Aerospace systems engineering master's student at University of Alabama at Huntsville used 3D printing to create a mini thruster engine.
Ethan Hopping has always been passionate about space. “I remember visiting the U.S. Space & Rocket Center in elementary school,” he says, “and being inspired by the story of the Apollo program and Huntsville’s role in it.”
That inspiration initially led him to earn his undergraduate degree in aerospace engineering at the University of Alabama in Huntsville (UAH) in 2015, and to return to UAH to pursue his master’s degree in aerospace systems engineering after a summer internship with NASA’s Marshall Space Flight Center. Now Hopping is set to graduate after completing an ambitious Hall-effect thruster research project under the guidance of Gabe Xu, an assistant professor in the Department of Mechanical and Aerospace Engineering.
Like chemical rockets that push payloads into orbit, Hall-effect thrusters – named for American physicist Edwin Hall – are used for the same purpose, but with much higher efficiency and lower force. That’s because, while the former store the energy necessary for producing thrust in the propellant’s chemical bonds, Hall-effect thrusters use plasma and electric fields to accelerate the atoms to very high speeds of multiple kilometers per second.
Depending on the mission, electric propulsion systems like Hall-effect-thrusters can reduce the mass of propellant required by a factor of 10 or more as compared with chemical rockets. Consequently, they have the ability to reach deep-space destinations that are currently inaccessible to their chemical counterparts.
“I humorously like to say that ion engines and Hall-effect thrusters are the Prius of the in-space propulsion world,” says Hopping, “because they rely on high fuel efficiency to bring about significant cost reduction and range improvements, but at the expense of high thrust.”
The project emerged from Dr. Xu’s interest in the effect of different geometric parameters on the performance of miniature Hall-effect thrusters. There was one problem, however; to test these different effects would require multiple thruster prototypes, each with varying dimensions, and that would quickly get expensive. “The high cost of manufacturing not only limits research opportunities, but also limits the use of Hall-effect thrusters in small satellites because the propulsion systems are too expensive in comparison with the rest of the satellite,” explains Hopping.
The solution turned out to be the low cost and fast turnaround of 3D printing. Hopping, who already had experience with 3D printing, was tasked with designing and building a fully functioning miniature Hall-effect thruster from scratch. His product, the UAH-78AM, is the first Hall-effect thruster to be built at UAH.
“We scaled our design from a larger Hall-effect thruster that had publicly available design and performance data,” explains Xu. Hopping then worked on the magnetic field design, a feat that included learning three different modeling programs.

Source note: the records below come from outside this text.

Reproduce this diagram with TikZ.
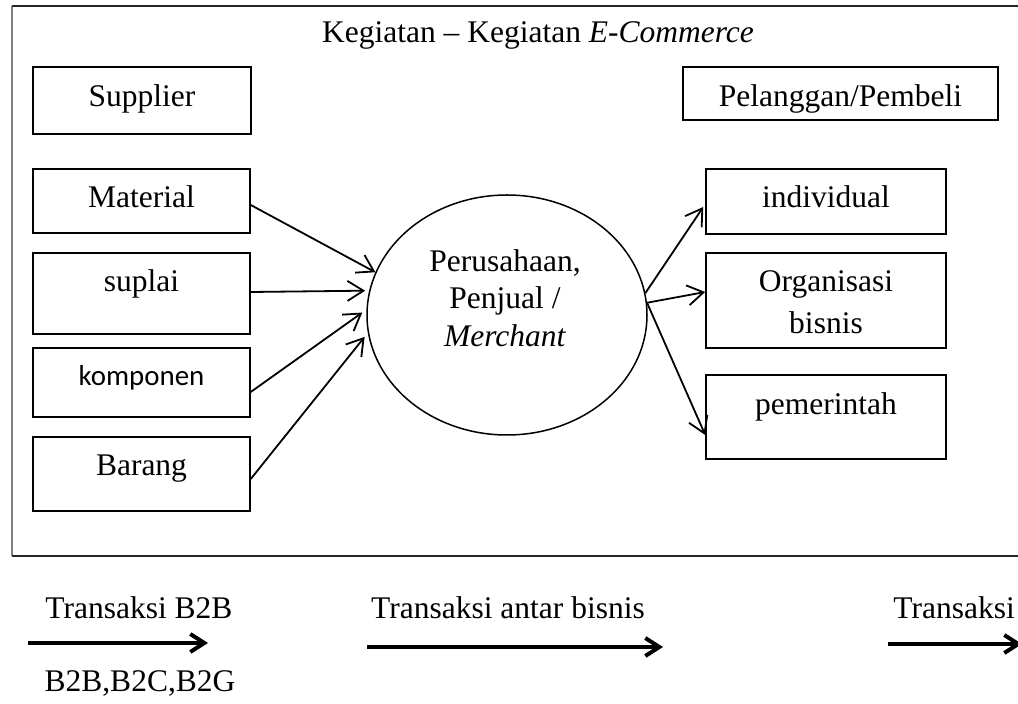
\documentclass[tikz,border=0pt]{standalone}
\usepackage{fontspec}
\setmainfont{Liberation Serif}
\newfontfamily\calibrifont{Carlito}
\usetikzlibrary{arrows.meta,shapes.geometric}
\begin{document}
\begin{tikzpicture}[x=0.5pt,y=-0.5pt,
  txt/.style={font=\fontsize{15.75}{21}\selectfont, inner sep=0pt, anchor=base},
  bx/.style={draw, line width=0.75pt, inner sep=0pt},
  arr/.style={line width=0.9pt, -{Straight Barb[length=8pt,width=10pt]}},
  big/.style={line width=2pt, -{Straight Barb[length=7pt,width=9pt]}}]
\useasboundingbox (0,0) rectangle (1018,704);
\clip (0,0) rectangle (1018,704);
% outer frame
\draw[line width=0.8pt, gray] (12,6) -- (12,556);
\draw[line width=0.8pt, black!85] (12,6) -- (1030,6);
\draw[line width=0.8pt, black!85] (12,556) -- (1030,556);
% title
\node[txt] (title) at (538,43) {Kegiatan -- Kegiatan \textit{E-Commerce}};
% left boxes
\node[bx, minimum width=109pt, minimum height=33.5pt] (sup) at (142,100.5) {};
\node[txt] (supt) at (142,107) {Supplier};
\node[bx, minimum width=108.5pt, minimum height=32pt] (mat) at (141.5,201) {};
\node[txt] (matt) at (141.5,208) {Material};
\node[bx, minimum width=108.5pt, minimum height=40.5pt] (spl) at (141.5,293.5) {};
\node[txt] (splt) at (141.5,292) {suplai};
\node[bx, minimum width=108.5pt, minimum height=34.5pt] (kom) at (141.5,382.5) {};
\node[txt, font=\calibrifont\fontsize{14.45}{17}\selectfont] (komt) at (141.5,386) {komponen};
\node[bx, minimum width=108.5pt, minimum height=37pt] (bar) at (141.5,474) {};
\node[txt] (bart) at (141.5,476) {Barang};
% right boxes
\node[bx, minimum width=157.5pt, minimum height=26.5pt] (pel) at (840.5,93.5) {};
\node[txt] (pelt) at (840.5,107) {Pelanggan/Pembeli};
\node[bx, minimum width=120pt, minimum height=32.5pt] (ind) at (826,201.5) {};
\node[txt] (indt) at (826,208) {individual};
\node[bx, minimum width=120pt, minimum height=47.5pt] (org) at (826,300.5) {};
\node[txt] (orgt1) at (826,292) {Organisasi};
\node[txt] (orgt2) at (826,334) {bisnis};
\node[bx, minimum width=120pt, minimum height=42pt] (pem) at (826,417) {};
\node[txt] (pemt) at (826,415) {pemerintah};
% ellipse
\node[draw, ellipse, line width=0.75pt, minimum width=140pt, minimum height=120pt, inner sep=0pt] (ell) at (507,315) {};
\node[txt] (e1) at (505,272) {Perusahaan,};
\node[txt] (e2) at (505,309) {Penjual /};
\node[txt] (e3) at (505,347) {\textit{Merchant}};
% arrows in
\draw[arr] ([yshift=-2pt]mat.east) -- (ell.162.7);
\draw[arr] ([yshift=0.75pt]spl.east) -- ([xshift=-2pt]ell.170.5);
\draw[arr] ([yshift=-4.75pt]kom.east) -- ([xshift=-2pt]ell.179);
\draw[arr] ([yshift=-2.5pt]bar.east) -- ([xshift=-2pt]ell.189);
% arrows out
\draw[arr] (ell.9.4) -- ([yshift=-2.75pt,xshift=-1pt]ind.west);
\draw[arr] (ell.5) -- ([yshift=4.25pt]org.west);
\draw[arr] (ell.5) -- ([yshift=-9pt]pem.west);
% bottom legend
\node[txt] (t1) at (139,619) {Transaksi B2B};
\coordinate (a1s) at (28,643);
\coordinate (a1e) at (208,643);
\draw[big] (a1s) -- (a1e);
\node[txt] (t1b) at (140,692) {B2B,B2C,B2G};
\node[txt] (t2) at (508,619) {Transaksi antar bisnis};
\coordinate (a2s) at (367,647);
\coordinate (a2e) at (663,647);
\draw[big] (a2s) -- (a2e);
\node[txt, anchor=base west] (t3) at (893,619) {Transaksi};
\coordinate (a3s) at (888,644);
\coordinate (a3e) at (1022,644);
\draw[big] (a3s) -- (a3e);
\end{tikzpicture}
\end{document}
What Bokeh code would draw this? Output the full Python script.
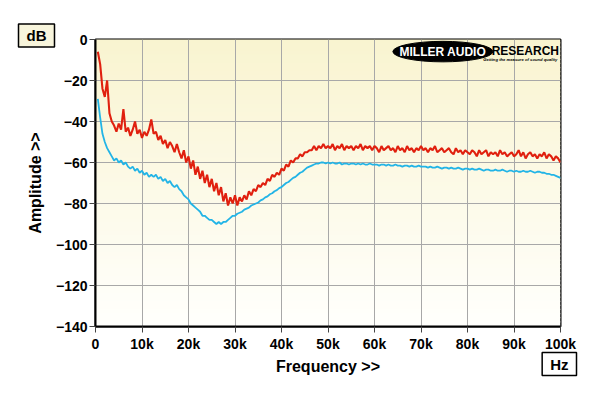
import numpy as np
from bokeh.plotting import figure
from bokeh.models import Range1d, FixedTicker, Label, Title
from bokeh.embed import file_html
from bokeh.resources import INLINE

# ---------------- data ----------------
freq_step_hz = 500  # spectra sampled every 0.5 kHz, from 0.5 kHz to 100 kHz

red_db = [
    -6, -12, -24, -28, -20, -36, -40, -42, -45, -41,
    -44, -34, -45, -43, -47, -44, -40, -46, -44, -48,
    -45, -47, -44, -39, -46, -45, -49, -47, -51, -49,
    -53, -50, -52, -55, -51, -55, -58, -54, -60, -57,
    -63, -59, -66, -62, -68, -64, -70, -66, -72, -68,
    -74, -70, -76, -72, -79, -75, -81, -77, -80, -76,
    -81, -77, -79, -76, -78, -74, -76, -73, -74, -71,
    -72, -70, -71, -68, -69, -66, -67, -65, -66, -63,
    -64, -61, -62, -59, -60, -58, -58, -56, -57, -55,
    -55, -54, -54, -52, -54, -52, -53, -51, -53, -52,
    -53, -51, -54, -52, -53, -51, -54, -52, -53, -52,
    -54, -52, -53, -51, -54, -52, -53, -52, -54, -52,
    -53, -55, -52, -54, -53, -52, -54, -53, -55, -52,
    -54, -53, -55, -52, -54, -53, -55, -53, -54, -52,
    -54, -53, -55, -53, -54, -52, -55, -54, -53, -55,
    -54, -53, -55, -56, -53, -55, -54, -56, -54, -55,
    -56, -54, -55, -57, -54, -56, -55, -54, -57, -55,
    -56, -55, -57, -54, -56, -55, -57, -56, -55, -57,
    -56, -54, -57, -55, -58, -56, -55, -57, -56, -58,
    -56, -57, -55, -58, -56, -57, -59, -57, -58, -60,
]

cyan_db = [
    -29, -38, -46, -50, -53, -55, -57, -59, -58, -60,
    -59, -61, -60, -62, -63, -62, -64, -63, -65, -64,
    -66, -65, -67, -66, -67, -66, -68, -67, -69, -68,
    -70, -69, -71, -72, -71, -73, -74, -76, -77, -78,
    -80, -81, -82, -83, -84, -86, -86, -87, -88, -88,
    -89, -90, -89, -90, -89, -89, -88, -87, -86, -86,
    -85, -84.5, -84, -83, -82.5, -82, -81, -80.5, -80, -79.5,
    -78.5, -78, -77, -76.5, -75.5, -75, -74, -73.5, -72.5, -72,
    -71, -70, -69.5, -68.5, -67.5, -67, -66, -65, -64.5, -63.5,
    -62.5, -62, -61.5, -61, -60.5, -60.5, -60, -60, -60.5, -60,
    -60.5, -60, -60.5, -60.5, -60, -61, -60.5, -60.5, -61, -60.5,
    -60.5, -61, -60.5, -61, -60.5, -61, -61, -60.5, -61, -61,
    -61, -61.5, -61, -61, -61.5, -61, -61.5, -61.5, -61, -61.5,
    -61.5, -62, -61.5, -61.5, -62, -61.5, -62, -62, -61.5, -62,
    -62, -62, -62.5, -62, -62.5, -62.5, -62, -62.5, -63, -62.5,
    -62.5, -63, -62.5, -63, -63, -62.5, -63, -63.5, -63, -63,
    -63.5, -63, -63.5, -63.5, -63, -63.5, -64, -63.5, -63.5, -64,
    -64, -63.5, -64, -64, -63.5, -64, -64.5, -64, -64, -64.5,
    -64, -64.5, -64.5, -64, -64.5, -64.5, -64, -64.5, -65, -64.5,
    -64.5, -65, -65, -65.5, -65.5, -66, -66, -66.5, -67, -67.5,
]

x_ticks = [0, 10000, 20000, 30000, 40000, 50000, 60000, 70000, 80000, 90000, 100000]
x_tick_labels = ["0", "10k", "20k", "30k", "40k", "50k", "60k", "70k", "80k", "90k", "100k"]
y_ticks = [0, -20, -40, -60, -80, -100, -120, -140]

freq_hz = [(i + 1) * freq_step_hz for i in range(len(red_db))]

FONT = "Liberation Sans"

# ---------------- figure ----------------
p = figure(width=600, height=396, output_backend="svg", toolbar_location=None,
           x_range=Range1d(0, 100000), y_range=Range1d(-140, 0),
           min_border_left=95, min_border_right=40, min_border_top=39, min_border_bottom=70,
           background_fill_color="white", border_fill_color="white")

# frame background gradient (cream at top to white at bottom)
n_bands = 70
band_edges = np.linspace(0, -140, n_bands + 1)
top_rgb = np.array([249, 244, 208])
bot_rgb = np.array([255, 255, 252])
band_colors = []
for i in range(n_bands):
    t = i / (n_bands - 1)
    c = (top_rgb * (1 - t) + bot_rgb * t).round().astype(int)
    band_colors.append("#%02x%02x%02x" % tuple(c))
p.quad(left=0, right=100000, top=list(band_edges[:-1] + 0.6), bottom=list(band_edges[1:]),
       fill_color=band_colors, line_color=None, level="image")

# grid
p.xgrid.ticker = FixedTicker(ticks=x_ticks)
p.ygrid.ticker = FixedTicker(ticks=y_ticks)
p.grid.grid_line_color = "#a8a8a8"
p.grid.grid_line_width = 1

# outline / axes
p.outline_line_color = "black"
p.outline_line_width = 2
p.outline_line_alpha = 1

p.xaxis.ticker = FixedTicker(ticks=x_ticks)
p.xaxis.major_label_overrides = {t: l for t, l in zip(x_ticks, x_tick_labels)}
p.yaxis.ticker = FixedTicker(ticks=y_ticks)
for ax in (p.xaxis, p.yaxis):
    ax.axis_line_color = "black"
    ax.axis_line_width = 2
    ax.major_tick_out = 6
    ax.major_tick_in = 0
    ax.major_tick_line_color = "#444444"
    ax.minor_tick_line_color = None
    ax.major_label_text_font = FONT
    ax.major_label_text_font_style = "bold"
    ax.major_label_text_font_size = "14px"
    ax.major_label_text_color = "black"
    ax.axis_label_text_font = FONT
    ax.axis_label_text_font_style = "bold"
    ax.axis_label_text_font_size = "16px"
    ax.axis_label_text_color = "black"
p.xaxis.axis_label = "Frequency >>"
p.yaxis.axis_label = "Amplitude >>"
p.xaxis.major_label_standoff = 3
p.yaxis.major_label_standoff = 2
p.xaxis.axis_label_standoff = 3
p.yaxis.axis_label_standoff = 9

# data lines
p.line(freq_hz, cyan_db, line_color="#22b4e6", line_width=1.8)
p.line(freq_hz, red_db, line_color="#e0200f", line_width=2.1)

# logo (decoration)
p.ellipse(x=[74700], y=[-5.9], width=[21500], height=[10], fill_color="black", line_color="black")
p.add_layout(Label(x=74700, y=-5.9, text="MILLER AUDIO", text_color="white",
                   text_font=FONT, text_font_style="bold", text_font_size="12px",
                   text_align="center", text_baseline="middle"))
p.add_layout(Label(x=85200, y=-5.5, text="RESEARCH", text_color="black",
                   text_font=FONT, text_font_style="bold", text_font_size="12px",
                   text_align="left", text_baseline="middle"))
p.add_layout(Label(x=83400, y=-9.9, text="Getting the measure of sound quality", text_color="black",
                   text_font=FONT, text_font_style="bold italic", text_font_size="4.2px",
                   text_align="left", text_baseline="middle"))

# unit boxes as titles in the side panels (not clipped by the frame)
db_box = Title(text="dB", align="left", offset=-77, standoff=-15,
               text_font=FONT, text_font_style="bold", text_font_size="15px",
               text_color="black",
               background_fill_color="#f8f5dc", border_line_color="black",
               border_line_width=1.5, padding=dict(x=8, y=3))
p.add_layout(db_box, "above")
hz_box = Title(text="Hz", align="right", vertical_align="top", offset=-16, standoff=-50,
               text_font=FONT, text_font_style="bold", text_font_size="15px",
               text_color="black",
               background_fill_color="white", border_line_color="black",
               border_line_width=1.5, padding=dict(x=8, y=3))
p.add_layout(hz_box, "below")

open("out.html", "w").write(file_html(p, INLINE))
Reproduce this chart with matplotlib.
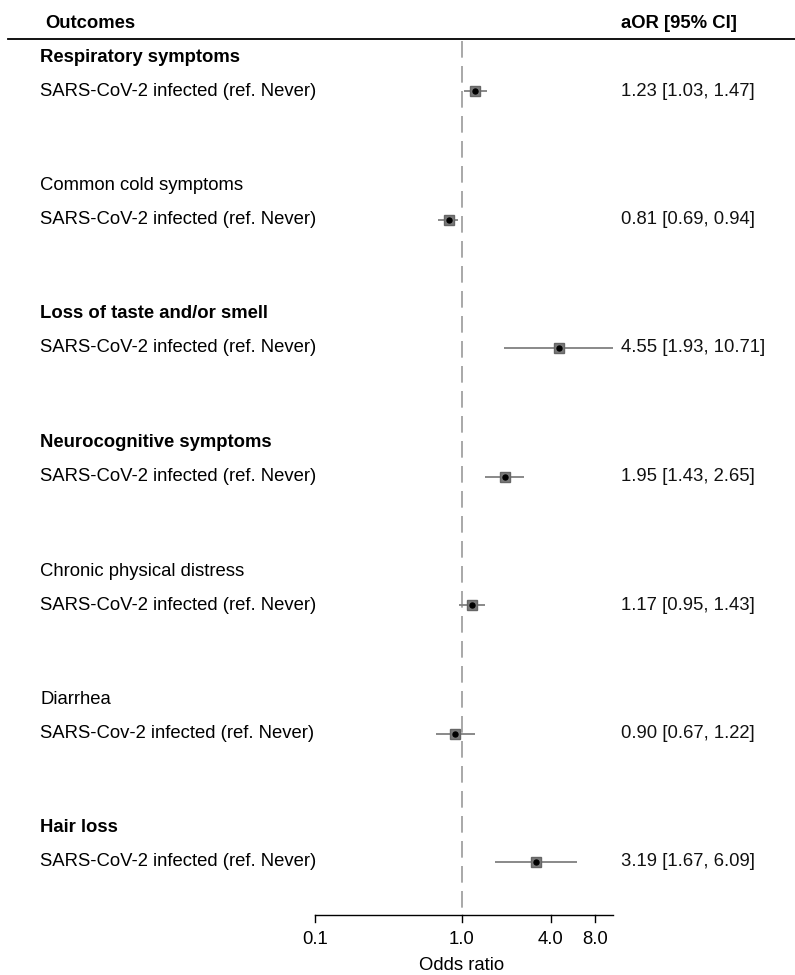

Ten months later, Hopping and Xu tested the first version of the thruster in the small vacuum chamber at UAH’s Johnson Research Center and it worked.
After some design modifications, Hopping took the thruster to NASA’s Glenn Research Center in Cleveland, Ohio, to collect performance measurements. Those ultimately proved that the UAH-78AM, though composed of 3D printed parts, worked just as well as traditional thrusters of the same size and power level, but at a fraction of the cost and production time. “This was an amazing opportunity,” Hopping recalls, “to be surrounded by electric propulsion system experts and work in a research environment that has a long history of developing and testing Hall-effect thrusters. I learned a lot!”
Hopping and Xu presented a paper on their project this past October at the International Electric Propulsion Conference in Atlanta, Ga. And while Hopping is now looking forward to next month’s graduation, he’s already putting to use what he learned at UAH as a propulsion development engineer at Blue Origin in Kent, Wash.
“My time at UAH equipped me with the knowledge and experience I need to support Blue Origin’s mission as an aerospace engineer,” he says. “I didn’t know exactly what I wanted to do professionally when I started school, but I was sure that I wanted to support an industry that challenges us to be better, both as individuals and as a species, and spaceflight certainly does that!”